In his work, Wolf constantly approaches the point where photography is no longer the creation of a mirror image of reality, the capturing of an image in the speed of an instant, but the close up exploration of how images themselves form and appear.

Wolf’s work hovers between a search of phenomena that is not closed in the description of an icon-sign, and the identification of a firm structuring node. It privileges an image that condenses sliding vision and the epiphanic revelation of the subtle and mobile border where light and time can either collapse in on themselves or move apart in an irrevocable and determining relationship.

These photographic signals of Wolf originate from a mechanism with two identifiable principles. It is a place, an elsewhere. Its uniqueness and its type are laid bare by the photographic eye without any recognisable classification of emblems or stereotypes, but with a coming close up that covers the arrangement of a subject in a contagion of particular and unique light (Belvedere, Praha or Trasfigurazioni dei Santi give an idea of a curved horizon of associations more than a single direction to look in). The other principle that qualifies all Wolf’s more recent production is the value of putting images created according to a constitutional logic side by side. This logic tends to emphasise the particularity and expansion of the images in a calibrated play of a “simultaneity” which rather than a futuristic energy, follows a more complex and angled iteration. Here, the gaps between one photograph and another are active residues between which the vigilant gaze establishes (recognises, shifts) structuring links, figures made final and frozen in their productive movement. These images, side by side, are ordered according to a rule that comes more from the traditional canons of the visual arts – the use of the term “polyptych” has a precise meaning in this respect – than from typical photographic sequences in which the reflection of reality follows a dynamic that mirrors movement. The simultaneity that Wolf proposes is complex. It is not so much what is seen that it expands as the virtuality  that the photography is experimenting with, its own active structuring movement clearly recognisable but not a resemblance, not of one dimension closed within the perimeter of repetition with minimal variations. Technique and the capacity to define a new autonomous and constructively oscillating image are balanced within a charged and unique synthesis in this procedure and the exploration of the new universe of photographic technique seen as a universe in progressive and unstoppable expansion is fundamental to it.

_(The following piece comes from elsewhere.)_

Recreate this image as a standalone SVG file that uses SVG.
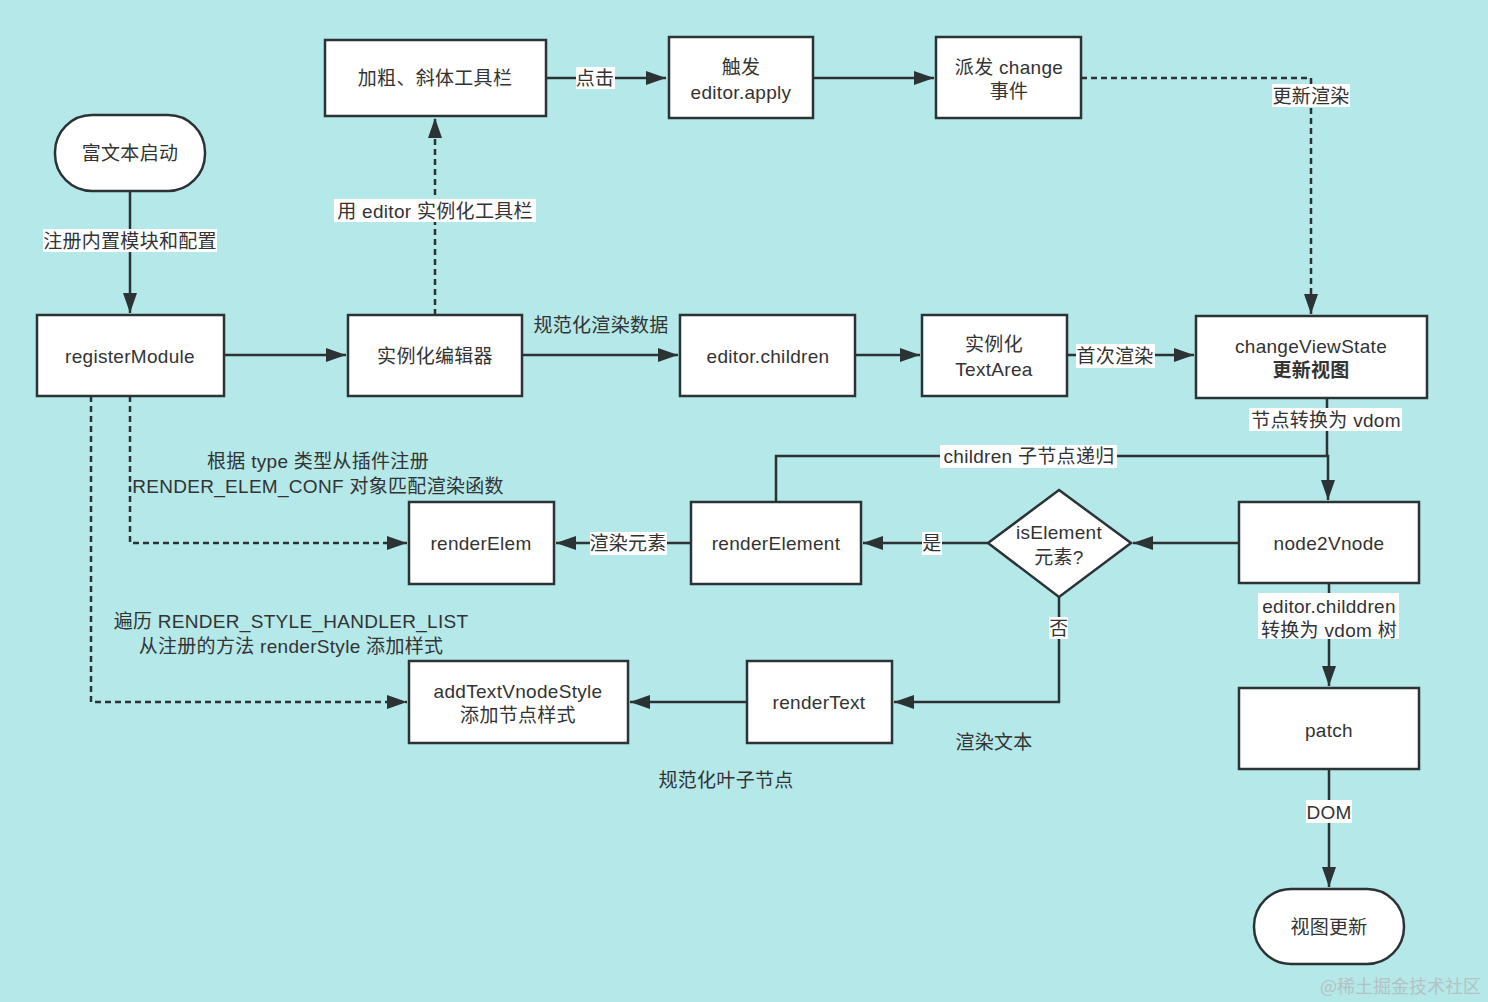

In his more recent studies Wolf prefers to construct series of images that live through a double system of active distances and relations. Each image, set against the ambiguous continuity and spatial arrangement of the series, constitutes its own virtual appearance which sums together a print on a strongly reflecting surface and a different print on the transparent surface of an acetate. The result is an ungraspable, dense, liquid and slippery image that has no centre and immobile focal point but a convex and fleeting tension.

Wolf’s work has the lucid rigour of experimentation that loves to stay close to the structural (technical and linguistic) game of taking a photograph; within this sphere he finds new icons that do not ask for ecstatic or idol-worshipping veneration, but for fast sliding openings of meaning, recognitions within the articulated, constructed density of a language which is still generative.